======== PROVIDED ENTRIES ========

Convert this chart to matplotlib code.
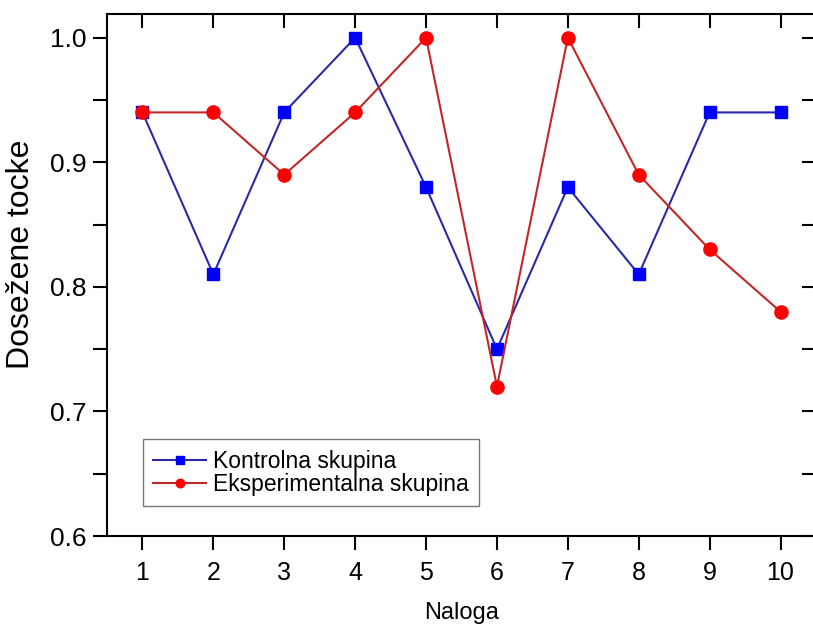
import matplotlib
matplotlib.use("Agg")
import matplotlib.pyplot as plt
from matplotlib.ticker import MultipleLocator

plt.rcParams['font.family'] = ['Liberation Sans', 'DejaVu Sans']

naloga = [1, 2, 3, 4, 5, 6, 7, 8, 9, 10]
kontrolna = [0.94, 0.81, 0.94, 1.00, 0.88, 0.75, 0.88, 0.81, 0.94, 0.94]
eksperimentalna = [0.94, 0.94, 0.89, 0.94, 1.00, 0.72, 1.00, 0.89, 0.83, 0.78]

W, H = 813, 626
fig = plt.figure(figsize=(W/100, H/100), dpi=100)
ax = fig.add_axes([107/W, 1-536/H, (816-107)/W, (536-14)/H])

ax.plot(naloga, kontrolna, color='#2a2aa8', lw=1.5, marker='s', ms=8.5,
        mfc='#0000ff', mec='#0000ff', label='Kontrolna skupina', zorder=3)
ax.plot(naloga, eksperimentalna, color='#c02828', lw=1.5, marker='o', ms=9.5,
        mfc='#ff0000', mec='#ff0000', label='Eksperimentalna skupina', zorder=3)

ax.set_xlim(0.5, 10.5)
ax.set_ylim(0.6, 1.019)
ax.xaxis.set_major_locator(MultipleLocator(1))
ax.yaxis.set_minor_locator(MultipleLocator(0.05))
ax.set_yticks([0.6, 0.7, 0.8, 0.9, 1.0])
ax.set_yticklabels(['0.6', '0.7', '0.8', '0.9', '1.0'])

for s in ax.spines.values():
    s.set_linewidth(1.5)

ax.tick_params(axis='x', which='major', direction='out', length=10, width=1.5,
               labelsize=18, pad=8, top=True)
ax.tick_params(axis='y', which='major', direction='out', length=10, width=1.5,
               labelsize=19, pad=5, right=True)
ax.tick_params(axis='y', which='minor', direction='out', length=10, width=1.5, right=True)
# inward ticks on top and right
for t in ax.xaxis.get_major_ticks():
    t.tick2line.set_marker(3)  # TICKDOWN
for t in ax.yaxis.get_major_ticks() + ax.yaxis.get_minor_ticks():
    t.tick2line.set_marker(0)  # TICKLEFT

ax.set_xlabel('Naloga', fontsize=17, va='top')
ax.xaxis.set_label_coords(0.5, (536-602)/522)
ax.set_ylabel('Dosežene tocke', fontsize=23)
ax.yaxis.set_label_coords((36-107)/709, (536-254)/522)

leg = ax.legend(loc='lower left', bbox_to_anchor=((143-107)/709, (536-506)/522),
                fontsize=16.5, frameon=True, fancybox=False, edgecolor='#555555',
                handlelength=2.3, handletextpad=0.3, borderpad=0.45,
                labelspacing=0.0, borderaxespad=0, markerscale=0.65)
leg.get_frame().set_linewidth(1.0)

fig.savefig('out.png', dpi=100)
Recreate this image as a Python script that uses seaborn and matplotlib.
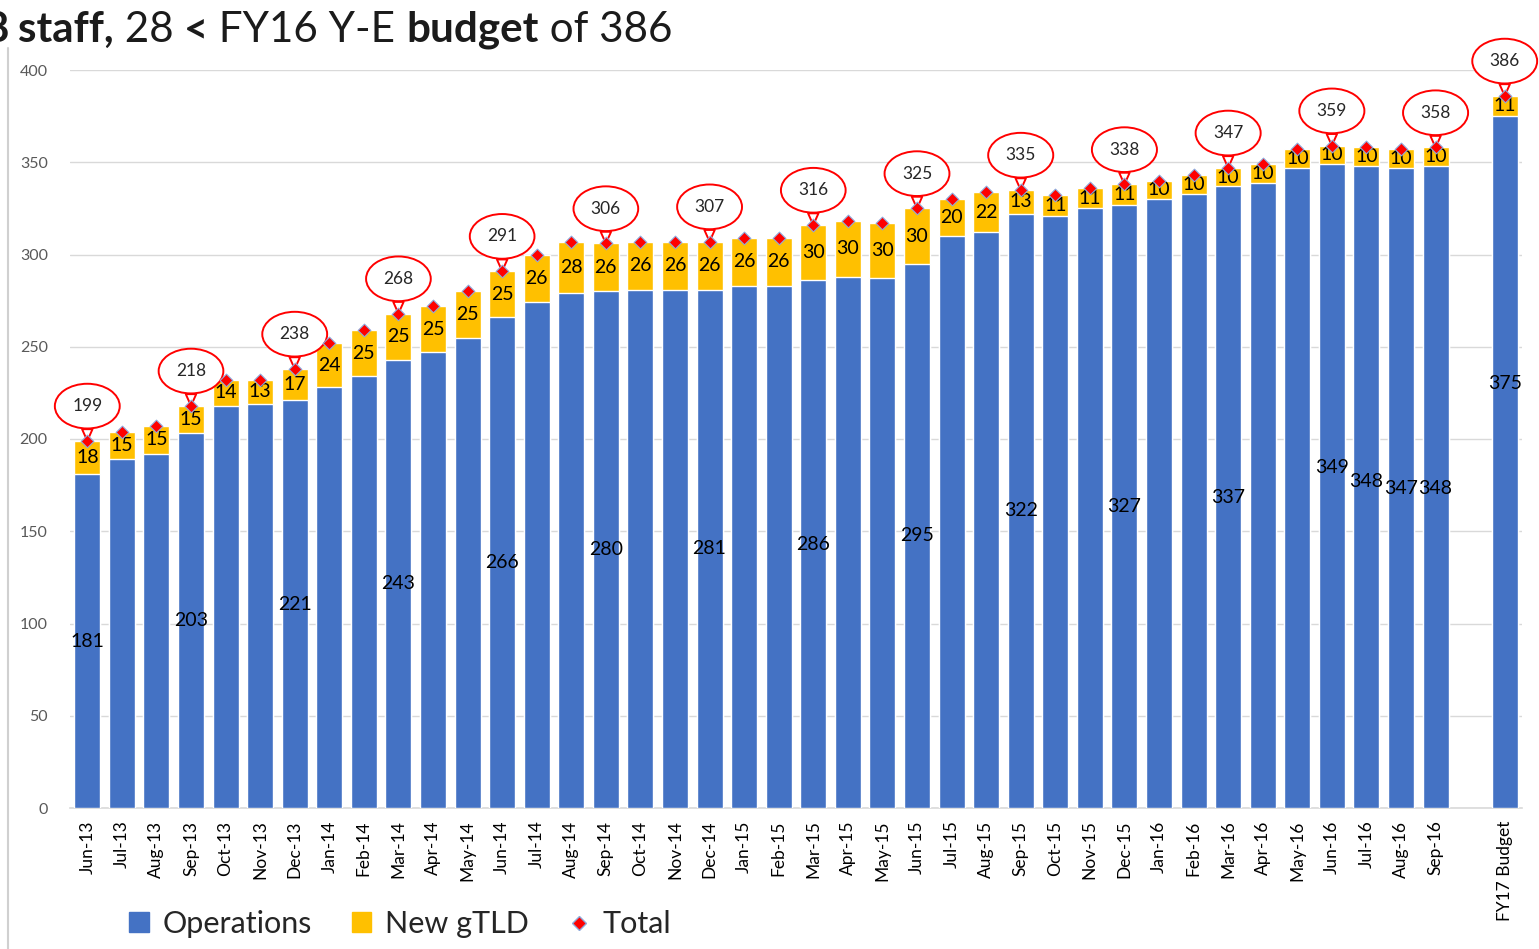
import numpy as np
import pandas as pd
import matplotlib.pyplot as plt
import seaborn as sns
from matplotlib.patches import Patch
from matplotlib.lines import Line2D

# monthly headcount, Jun-13 .. Sep-16, then a blank slot and the FY17 budget
months = ['Jun-13', 'Jul-13', 'Aug-13', 'Sep-13', 'Oct-13', 'Nov-13', 'Dec-13',
          'Jan-14', 'Feb-14', 'Mar-14', 'Apr-14', 'May-14', 'Jun-14', 'Jul-14',
          'Aug-14', 'Sep-14', 'Oct-14', 'Nov-14', 'Dec-14', 'Jan-15', 'Feb-15',
          'Mar-15', 'Apr-15', 'May-15', 'Jun-15', 'Jul-15', 'Aug-15', 'Sep-15',
          'Oct-15', 'Nov-15', 'Dec-15', 'Jan-16', 'Feb-16', 'Mar-16', 'Apr-16',
          'May-16', 'Jun-16', 'Jul-16', 'Aug-16', 'Sep-16', ' ', 'FY17 Budget']
operations = [181, 189, 192, 203, 218, 219, 221, 228, 234, 243, 247, 255, 266, 274,
              279, 280, 281, 281, 281, 283, 283, 286, 288, 287, 295, 310, 312, 322,
              321, 325, 327, 330, 333, 337, 339, 347, 349, 348, 347, 348, np.nan, 375]
new_gtld = [18, 15, 15, 15, 14, 13, 17, 24, 25, 25, 25, 25, 25, 26,
            28, 26, 26, 26, 26, 26, 26, 30, 30, 30, 30, 20, 22, 13,
            11, 11, 11, 10, 10, 10, 10, 10, 10, 10, 10, 10, np.nan, 11]

# which bars get an operations label / a total callout
ops_labelled = ['Jun-13', 'Sep-13', 'Dec-13', 'Mar-14', 'Jun-14', 'Sep-14', 'Dec-14',
                'Mar-15', 'Jun-15', 'Sep-15', 'Dec-15', 'Mar-16', 'Jun-16', 'Jul-16',
                'Aug-16', 'Sep-16', 'FY17 Budget']
total_callouts = ['Jun-13', 'Sep-13', 'Dec-13', 'Mar-14', 'Jun-14', 'Sep-14', 'Dec-14',
                  'Mar-15', 'Jun-15', 'Sep-15', 'Dec-15', 'Mar-16', 'Jun-16', 'Sep-16',
                  'FY17 Budget']

df = pd.DataFrame({'month': months, 'ops': operations, 'gtld': new_gtld})
df['total'] = df['ops'] + df['gtld']

BLUE = '#4472C4'
GOLD = '#FFC000'
RED = '#FF0000'

sns.set_theme(style='white')
plt.rcParams['font.family'] = ['Lato', 'DejaVu Sans']

W, H = 1539, 949
fig = plt.figure(figsize=(W / 100, H / 100), dpi=100)
ax = fig.add_axes([70 / W, (H - 808) / H, (1522 - 70) / W, (808 - 70) / H])

# stacked look: total in gold, operations drawn on top in blue
sns.barplot(data=df, x='month', y='total', order=months, color=GOLD,
            width=0.75, saturation=1, ax=ax, zorder=2)
sns.barplot(data=df, x='month', y='ops', order=months, color=BLUE,
            width=0.75, saturation=1, ax=ax, zorder=3)

pos = {m: i for i, m in enumerate(months)}
valid = df.dropna()
ax.scatter([pos[m] for m in valid['month']], valid['total'], marker='D', s=42,
           color=RED, edgecolor='#8EA9DB', linewidth=0.8, zorder=7)

# operations labels (the last few were nudged by hand in the original)
ops_label_y = {'Jun-16': 184.8, 'Jul-16': 176.7, 'Aug-16': 173.4,
               'Sep-16': 173.4, 'FY17 Budget': 230}
for _, r in valid.iterrows():
    i = pos[r['month']]
    if r['month'] in ops_labelled:
        y = ops_label_y.get(r['month'], r['ops'] / 2)
        ax.text(i, y, f"{int(r['ops'])}", ha='center', va='center',
                fontsize=14, color='black', zorder=6)
    ax.text(i, r['ops'] + r['gtld'] / 2, f"{int(r['gtld'])}", ha='center',
            va='center', fontsize=14, color='black', zorder=6)
    if r['month'] in total_callouts:
        ax.annotate(f"{int(r['total'])}", xy=(i, r['total']), xytext=(0, 25),
                    textcoords='offset points', ha='center', va='center',
                    fontsize=12.5, color='#262626', zorder=5,
                    bbox=dict(boxstyle='ellipse,pad=0.45', fc='white', ec=RED, lw=1.4),
                    arrowprops=dict(arrowstyle='wedge,tail_width=0.6', fc='white',
                                    ec=RED, lw=1.4, shrinkA=0, shrinkB=0))

ax.set_xlim(-0.5, len(months) - 0.5)
ax.set_ylim(0, 400)
ax.set_yticks(range(0, 401, 50))
ax.yaxis.grid(True, color='#D9D9D9', lw=1)
ax.set_axisbelow(True)
for s in ['top', 'right', 'left']:
    ax.spines[s].set_visible(False)
ax.spines['bottom'].set_color('#D9D9D9')
ax.spines['bottom'].set_linewidth(1.2)
ax.set_xlabel('')
ax.set_ylabel('')
ax.tick_params(axis='y', length=0, pad=16, labelsize=11.5, labelcolor='#595959')
ax.tick_params(axis='x', length=0, pad=9, labelsize=12.5, labelcolor='black')
ax.set_xticks(range(len(months)))
ax.set_xticklabels(months, rotation=90)

# legend
handles = [Patch(color=BLUE, label='Operations'),
           Patch(color=GOLD, label='New gTLD'),
           Line2D([], [], marker='D', ls='none', color=RED, markeredgecolor='#8EA9DB',
                  markersize=7, label='Total')]
fig.legend(handles=handles, loc='center', bbox_to_anchor=(400 / W, 1 - 924 / H),
           ncol=3, frameon=False, fontsize=22, handlelength=0.65, handleheight=0.65,
           handletextpad=0.45, columnspacing=1.3, labelcolor='#262626')

# slide title (cut off at the left edge, as in the source slide)
tcol = '#1B1B1B'
tsize = 30.3
fig.text(9 / W, 1 - 42 / H, '8', ha='right', va='baseline', fontsize=tsize,
         fontweight='bold', color=tcol)
prev = fig.text(18 / W, 1 - 42 / H, 'staff,', ha='left', va='baseline',
                fontsize=tsize, fontweight='bold', color=tcol)
for txt, wt in [(' 28 ', 'normal'), ('<', 'bold'), (' FY16 Y-E ', 'normal'),
                ('budget', 'bold'), (' of 386', 'normal')]:
    prev = ax.annotate(txt, xycoords=prev, xy=(1, 0), va='bottom', ha='left',
                       fontsize=tsize, fontweight=wt, color=tcol,
                       annotation_clip=False)

fig.add_artist(Line2D([8 / W, 8 / W], [0, 1 - 48 / H], color='#D0D0D0', lw=1.5))

fig.savefig('out.png', dpi=100)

========

Only the lines from the one bearing "Recreate this image" to the one bearing "from matplotlib.lines import Line2D", both included, should be restated word for word, with pictures left out.

Recreate this image as a Python script that uses seaborn and matplotlib.
import numpy as np
import pandas as pd
import matplotlib.pyplot as plt
import seaborn as sns
from matplotlib.patches import Patch
from matplotlib.lines import Line2D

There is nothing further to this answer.